Usage in test files:

/**
 * @covers PROJ-123
 * @verifies User can reset password via email link
 * @regression BUG-456
 */
test('password reset flow sends email and allows reset', async ({ page }) => {
  await page.goto('/forgot-password');
  await page.getByLabel('Email').fill('test@example.com');
  await page.getByRole('button', { name: 'Send Reset Link' }).click();
  await expect(page.getByText('Reset link sent')).toBeVisible();
});

Best Practices

1. Parse changelogs automatically on every PR that modifies CHANGELOG.md. This ensures the mapping analysis runs before release decisions are made, not after.

2. Use conventional commits to generate structured changelog data. Conventional commits provide machine-parseable change metadata (type, scope, breaking changes) that dramatically improves mapping accuracy.

3. Require explicit test annotations for breaking changes. Breaking changes have the highest risk of user impact. Require developers to annotate at least one test with @verifies for every breaking change entry.

4. Combine multiple mapping strategies. No single mapping strategy catches everything. Use file-based mapping, import analysis, and semantic matching together, then merge results with confidence scores.

5. Set release gates based on coverage thresholds. Block releases when changelog-to-test coverage falls below a configurable threshold. Start at 50% and increase as the team matures.

6. Track coverage trends across releases. Compare mapping coverage between releases to identify whether the team is improving or declining in test discipline.

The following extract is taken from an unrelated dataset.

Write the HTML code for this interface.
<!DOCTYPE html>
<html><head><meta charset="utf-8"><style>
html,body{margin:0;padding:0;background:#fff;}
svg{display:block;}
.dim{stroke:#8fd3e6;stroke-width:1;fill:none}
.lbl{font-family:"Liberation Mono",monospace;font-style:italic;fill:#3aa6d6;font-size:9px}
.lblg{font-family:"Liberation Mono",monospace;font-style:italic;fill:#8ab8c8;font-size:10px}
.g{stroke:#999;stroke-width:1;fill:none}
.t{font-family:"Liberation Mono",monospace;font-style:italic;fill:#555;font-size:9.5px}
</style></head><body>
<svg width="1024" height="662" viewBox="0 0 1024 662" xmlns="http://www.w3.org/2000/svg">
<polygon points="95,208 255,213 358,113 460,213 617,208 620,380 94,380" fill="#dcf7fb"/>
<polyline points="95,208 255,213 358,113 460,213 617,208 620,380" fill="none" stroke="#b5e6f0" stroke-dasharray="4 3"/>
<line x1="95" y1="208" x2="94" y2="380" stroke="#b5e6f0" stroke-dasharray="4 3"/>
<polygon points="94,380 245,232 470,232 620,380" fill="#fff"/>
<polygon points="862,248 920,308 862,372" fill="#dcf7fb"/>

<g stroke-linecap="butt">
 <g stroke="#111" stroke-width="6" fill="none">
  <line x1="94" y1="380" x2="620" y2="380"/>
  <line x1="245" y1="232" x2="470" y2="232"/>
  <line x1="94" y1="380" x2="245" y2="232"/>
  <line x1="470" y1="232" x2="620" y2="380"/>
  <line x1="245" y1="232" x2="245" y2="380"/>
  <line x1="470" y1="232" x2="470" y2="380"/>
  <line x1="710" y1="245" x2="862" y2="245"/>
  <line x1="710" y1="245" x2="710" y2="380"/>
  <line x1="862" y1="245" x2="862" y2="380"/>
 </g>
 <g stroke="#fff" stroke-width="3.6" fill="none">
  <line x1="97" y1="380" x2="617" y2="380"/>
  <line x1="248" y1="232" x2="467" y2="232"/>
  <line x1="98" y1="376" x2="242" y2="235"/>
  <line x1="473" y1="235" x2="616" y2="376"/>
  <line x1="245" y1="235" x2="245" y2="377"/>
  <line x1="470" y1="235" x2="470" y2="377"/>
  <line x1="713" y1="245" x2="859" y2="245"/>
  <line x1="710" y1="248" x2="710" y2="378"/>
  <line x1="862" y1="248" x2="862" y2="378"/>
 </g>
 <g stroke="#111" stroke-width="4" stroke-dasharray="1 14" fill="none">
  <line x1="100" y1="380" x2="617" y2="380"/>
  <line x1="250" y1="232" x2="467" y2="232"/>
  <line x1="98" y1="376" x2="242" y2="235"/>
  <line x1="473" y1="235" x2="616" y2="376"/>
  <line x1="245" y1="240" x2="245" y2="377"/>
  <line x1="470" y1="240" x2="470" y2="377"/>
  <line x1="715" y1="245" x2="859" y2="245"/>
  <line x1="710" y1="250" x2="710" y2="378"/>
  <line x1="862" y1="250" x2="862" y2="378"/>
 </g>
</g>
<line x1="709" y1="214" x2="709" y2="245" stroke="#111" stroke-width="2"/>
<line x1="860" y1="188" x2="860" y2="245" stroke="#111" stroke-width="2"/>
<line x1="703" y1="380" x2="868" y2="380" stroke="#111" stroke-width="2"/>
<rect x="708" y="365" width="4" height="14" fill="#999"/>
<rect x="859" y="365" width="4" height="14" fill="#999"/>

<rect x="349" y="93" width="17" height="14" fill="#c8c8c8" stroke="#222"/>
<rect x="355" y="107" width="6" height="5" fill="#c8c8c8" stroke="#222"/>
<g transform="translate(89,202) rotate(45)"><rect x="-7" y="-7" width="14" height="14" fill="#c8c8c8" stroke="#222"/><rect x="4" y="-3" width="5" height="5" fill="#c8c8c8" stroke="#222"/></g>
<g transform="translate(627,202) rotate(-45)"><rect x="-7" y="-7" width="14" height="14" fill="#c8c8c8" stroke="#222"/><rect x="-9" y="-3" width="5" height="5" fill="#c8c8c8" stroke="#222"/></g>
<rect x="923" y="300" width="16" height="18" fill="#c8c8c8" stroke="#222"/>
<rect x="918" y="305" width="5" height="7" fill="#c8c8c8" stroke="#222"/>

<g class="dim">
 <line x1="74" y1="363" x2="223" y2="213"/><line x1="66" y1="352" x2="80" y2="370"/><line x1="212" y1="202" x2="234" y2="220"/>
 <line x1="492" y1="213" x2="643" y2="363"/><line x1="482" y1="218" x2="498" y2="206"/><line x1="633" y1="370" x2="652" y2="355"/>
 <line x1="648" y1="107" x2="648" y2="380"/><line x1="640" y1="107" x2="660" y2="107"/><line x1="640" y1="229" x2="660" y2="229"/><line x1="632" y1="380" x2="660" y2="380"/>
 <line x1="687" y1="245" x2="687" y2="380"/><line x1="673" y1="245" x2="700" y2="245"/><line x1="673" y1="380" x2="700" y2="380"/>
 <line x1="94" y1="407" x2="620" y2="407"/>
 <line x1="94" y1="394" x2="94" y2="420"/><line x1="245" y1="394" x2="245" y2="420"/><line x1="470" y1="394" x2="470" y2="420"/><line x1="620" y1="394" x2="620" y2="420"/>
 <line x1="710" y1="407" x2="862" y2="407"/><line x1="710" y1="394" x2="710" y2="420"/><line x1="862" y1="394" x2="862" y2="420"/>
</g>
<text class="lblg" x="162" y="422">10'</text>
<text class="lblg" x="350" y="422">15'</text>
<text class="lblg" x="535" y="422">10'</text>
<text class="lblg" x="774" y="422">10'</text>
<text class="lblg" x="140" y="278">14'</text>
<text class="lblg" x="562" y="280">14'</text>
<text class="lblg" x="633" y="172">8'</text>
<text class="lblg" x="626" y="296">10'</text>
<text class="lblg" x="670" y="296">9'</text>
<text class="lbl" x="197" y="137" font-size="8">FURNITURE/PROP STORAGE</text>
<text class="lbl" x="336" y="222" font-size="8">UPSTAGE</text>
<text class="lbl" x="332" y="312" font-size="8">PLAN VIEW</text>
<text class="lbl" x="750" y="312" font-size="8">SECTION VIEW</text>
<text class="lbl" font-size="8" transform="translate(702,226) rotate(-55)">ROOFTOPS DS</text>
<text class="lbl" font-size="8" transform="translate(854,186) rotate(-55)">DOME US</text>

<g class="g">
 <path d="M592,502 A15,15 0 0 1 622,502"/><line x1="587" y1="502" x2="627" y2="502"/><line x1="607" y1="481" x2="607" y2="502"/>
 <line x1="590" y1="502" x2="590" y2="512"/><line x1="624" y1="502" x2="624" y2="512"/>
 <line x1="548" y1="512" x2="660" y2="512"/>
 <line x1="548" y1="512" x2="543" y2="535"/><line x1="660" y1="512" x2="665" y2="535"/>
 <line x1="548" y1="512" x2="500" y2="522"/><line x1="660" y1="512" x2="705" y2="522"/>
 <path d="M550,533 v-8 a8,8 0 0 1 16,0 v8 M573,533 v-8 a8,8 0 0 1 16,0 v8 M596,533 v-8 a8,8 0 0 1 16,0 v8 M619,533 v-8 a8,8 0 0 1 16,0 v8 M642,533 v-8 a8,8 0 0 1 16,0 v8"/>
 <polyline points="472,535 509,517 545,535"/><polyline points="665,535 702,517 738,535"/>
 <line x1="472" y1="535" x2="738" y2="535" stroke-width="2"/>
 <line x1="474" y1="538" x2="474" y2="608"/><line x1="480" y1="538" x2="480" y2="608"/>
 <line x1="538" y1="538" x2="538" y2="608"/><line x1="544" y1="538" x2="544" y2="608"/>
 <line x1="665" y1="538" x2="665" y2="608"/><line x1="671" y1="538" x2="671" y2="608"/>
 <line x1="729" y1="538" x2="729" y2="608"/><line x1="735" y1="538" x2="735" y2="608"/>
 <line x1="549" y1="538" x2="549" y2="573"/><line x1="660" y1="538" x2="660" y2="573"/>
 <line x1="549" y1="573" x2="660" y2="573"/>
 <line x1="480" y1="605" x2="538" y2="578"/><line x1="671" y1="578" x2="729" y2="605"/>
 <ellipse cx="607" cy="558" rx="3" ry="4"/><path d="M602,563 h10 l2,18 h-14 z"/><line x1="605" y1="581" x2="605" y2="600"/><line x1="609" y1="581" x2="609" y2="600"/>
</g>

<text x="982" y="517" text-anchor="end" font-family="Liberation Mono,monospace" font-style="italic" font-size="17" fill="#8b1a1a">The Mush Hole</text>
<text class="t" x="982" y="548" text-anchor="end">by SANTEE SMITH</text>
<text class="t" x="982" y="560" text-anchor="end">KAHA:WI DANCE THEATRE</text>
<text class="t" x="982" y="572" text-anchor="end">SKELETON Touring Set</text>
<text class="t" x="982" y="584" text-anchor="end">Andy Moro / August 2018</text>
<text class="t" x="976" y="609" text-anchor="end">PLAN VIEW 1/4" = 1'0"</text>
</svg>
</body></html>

7. Generate reports as PR comments. Posting the readiness report directly on the PR makes coverage gaps visible during code review, when they can still be addressed.

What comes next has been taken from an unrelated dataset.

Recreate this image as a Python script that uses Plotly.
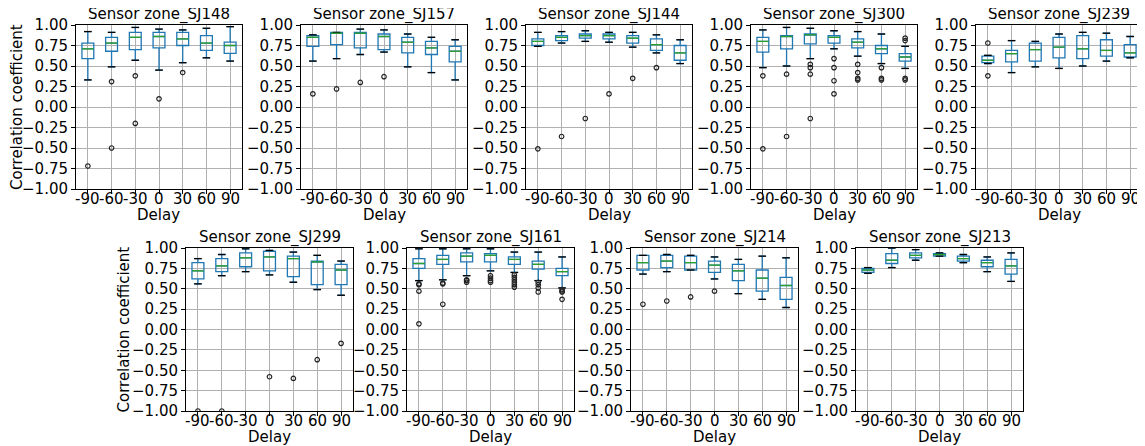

8. Maintain a test index for semantic matching. Periodically build an index of all test names and descriptions to enable efficient semantic matching against changelog entries.

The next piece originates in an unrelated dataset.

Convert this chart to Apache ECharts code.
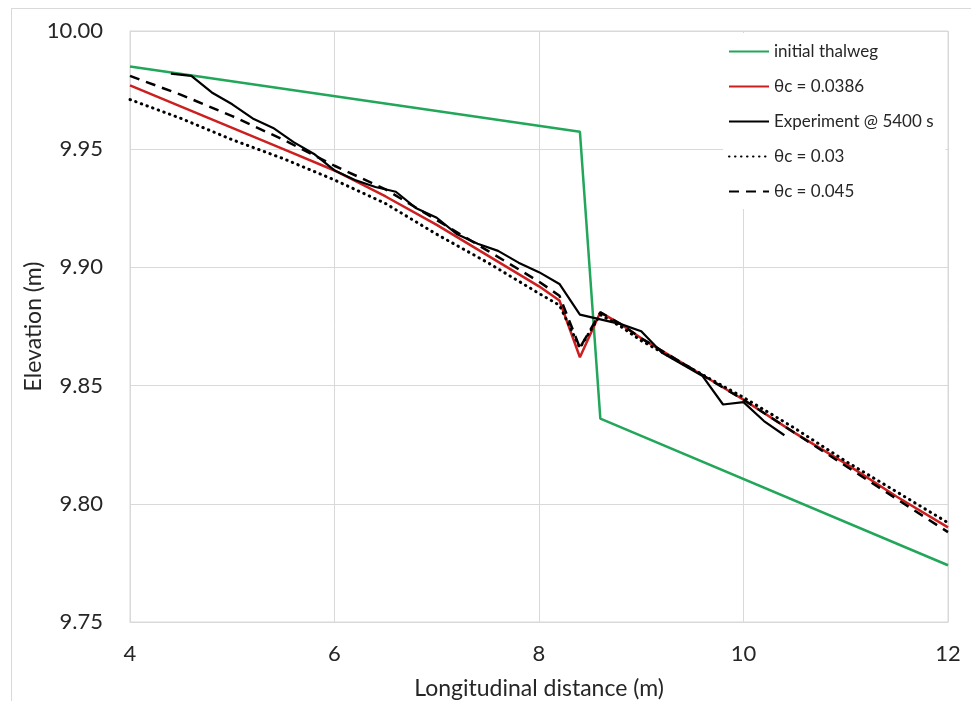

9. Differentiate between types of coverage. A bug fix needs a specific regression test. A new feature needs functional tests. A performance improvement needs a benchmark. The mapping should verify the right type of test exists.

10. Use issue tracker references as primary mapping keys. When both changelog entries and tests reference the same Jira ticket or GitHub issue, the mapping confidence is highest. Encourage developers to include issue references in both places.

11. Audit the mapping regularly. Periodically review false positives and false negatives in the mapping to improve parser accuracy and mapping strategies.

Anti-Patterns to Avoid

Treating changelog-test mapping as optional documentation. If the mapping is not enforced in CI, it will be ignored. Treat it as a release gate, not a nice-to-have report.

Relying solely on file-based mapping. File-based mapping misses behavioral connections. A change to a shared utility function may affect many features, but only tests that directly import the utility will appear in file-based mapping.

Mapping quantity over quality. Having 10 low-confidence test mappings for a changelog entry is not the same as having 1 high-confidence mapping. Weight confidence scores when calculating coverage.

Ignoring security changelog entries. Security changes are the highest-risk entries in any changelog. Never skip test mapping for security fixes and vulnerability patches.

Running the analysis only at release time. By the time the release is ready, it is too late to write missing tests without delaying the release. Run the analysis continuously on PRs.

Hard-coding changelog formats. Support multiple changelog formats from the start. Teams migrate between formats, and the tool should adapt without requiring rewriting.

Debugging Tips

Parser finds no entries in the changelog. Check the exact format of your CHANGELOG.md. The Keep a Changelog parser expects specific heading formats: ## [version] - date for versions and ### Added for types. Verify that your file matches the expected format exactly.

File-based mapping produces zero matches. Check that your test files follow naming conventions that the mapper recognizes. If tests are in a __tests__ directory with different names than source files, the convention-based strategy will miss them. Consider adding import analysis or explicit annotations.

Semantic matching produces too many false positives. Tighten the confidence threshold. If the default threshold of 0.3 produces noise, increase it to 0.5 or 0.6. Also review and expand the stop words list to filter common words that create spurious matches.

Coverage score seems artificially high. The score may be inflated if many changelog entries have no affected files listed. Ensure that commit SHAs or file paths are populated for each entry so the mapper has data to work with.

The release gate blocks a valid release. If the mapping legitimately cannot find tests for a low-risk change (e.g., documentation update), add an exclusion mechanism. Allow entries to be marked as @no-test-needed with a justification.